Among the standouts, the pork in the carnitas tacos had delightfully crusty fatty crisped edges. Some of the best fat I’ve eaten since I polished off a plate of Hill Country’s brisket and burnt ends.
La Fondita’s chorizo taco, however, was an unmitigated disaster, as was the torta made with the same base ingredient. The so-called sausage resembled nothing so much as roseate baby pap. Put another way, it looked like sausage flavored soft serve. In a word, repulsive. Fortunately, Baja style fish tacos were excellent and redemptive.
Given the inevitable wait for made to order food—this isn’t Chipotle Grill factory Mexican—it’s a good idea to pick up some chips and salsa to pass the time. However, don’t even think about freshening up in a bathroom. There’s none in sight.
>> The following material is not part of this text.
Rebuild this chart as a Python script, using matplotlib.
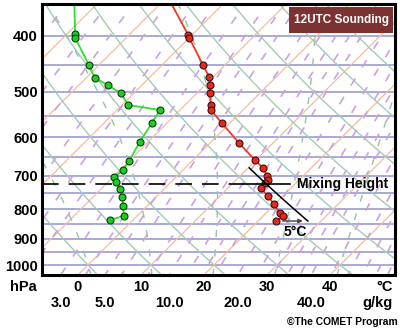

Or rather, there is one in sight but not in a traditional form. A few toddlers make pit stops in the “enchanted bamboo forest” that rings the property and obscures the view of the garden center next door. Most adults show a bit more restraint…most.
As far as Mexican food goes, La Fondita is the best in the area for now, but given the burgeoning Latin American community on Long Island, it’s ripe for some competition, perhaps a more regionally specific restaurant with indoor seating…and plumbing. I’d drink to that.
July 23, 2009 at 3:04 pm |
Glad to see you’re writing a again. If I ever take the Jitney to the Hamptons, I’ll have to give your recs a shot.